FRANCIA - I licenziamenti individuali sono più facili che in Italia. Il lavoratore cacciato senza giustificato motivo ha diritto solo a un risarcimento (minimo sei mesi di stipendio). Il licenziamento per motivi economici è possibile solo in caso di chiusura o trasformazione dell'attività, come nel caso di fallimento o di ristrutturazione. Il datore di lavoro ha però l'obbligo di proporre all'impiegato misure di riconversione e di riqualificazione prima del licenziamento. Quanto ai sussidi per la disoccupazione, sono finiti i tempi delle vacche grasse. I beneficiari sono infatti sottoposti a regole molto più stringenti rispetto al passato, con l'obbligo di dimostrare con estrema regolarità che sono alla ricerca di un lavoro.

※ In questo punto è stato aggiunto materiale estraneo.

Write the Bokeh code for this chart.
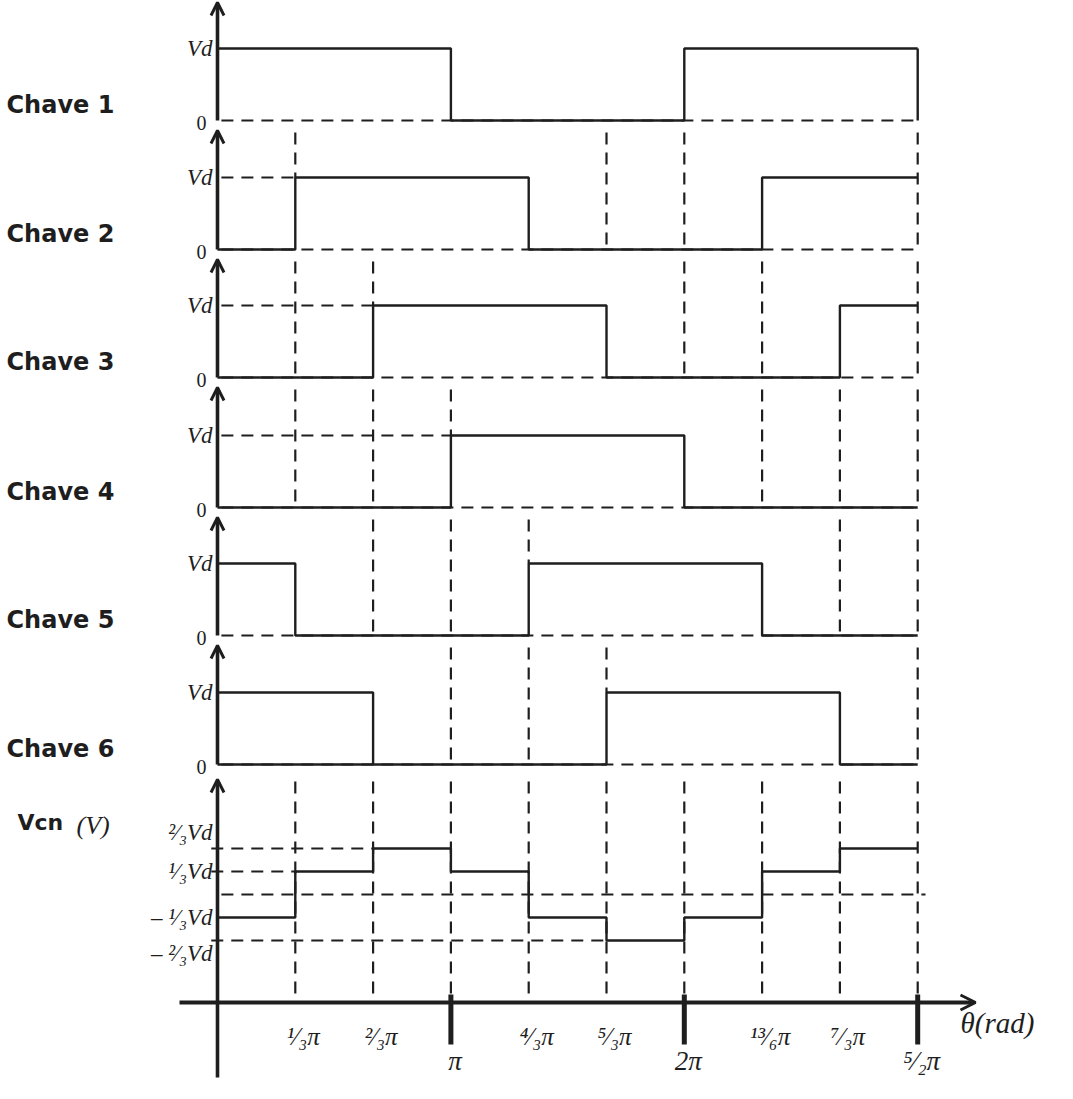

DANIMARCA - Il modello della flexicurity (fusione dalle parole inglesi flexibility e security) dà alle aziende margini più ampi per licenziare i propri dipendenti rispetto al resto dell'Unione, ma offre ai dipendenti una maggiore tutela. Il lavoratore licenziato percepisce il 90% dell'ultima retribuzione per il primo anno di disoccupazione, l'80% per il secondo, il 70% per il terzo e il 60% per il quarto. L'azienda paga il sussidio e aiuta il lavoratore a trovare un nuovo lavoro, con corsi di formazione. Il modello ha portato la Danimarca ad avere un basso livello di disoccupazione.
SPAGNA - Il dipendente a tempo indeterminato può essere licenziato anche senza giusta causa. L'azienda è tenuta solo a versargli un risarcimento, che la riforma del mercato del lavoro varata dal governo Rajoy in febbraio ha ridotto di molto: 20 giorni invece di 45 per anno di lavoro (per 12 anni al massimo) per le imprese in difficoltà, 33 per le altre (per 24 anni al massimo invece di 42).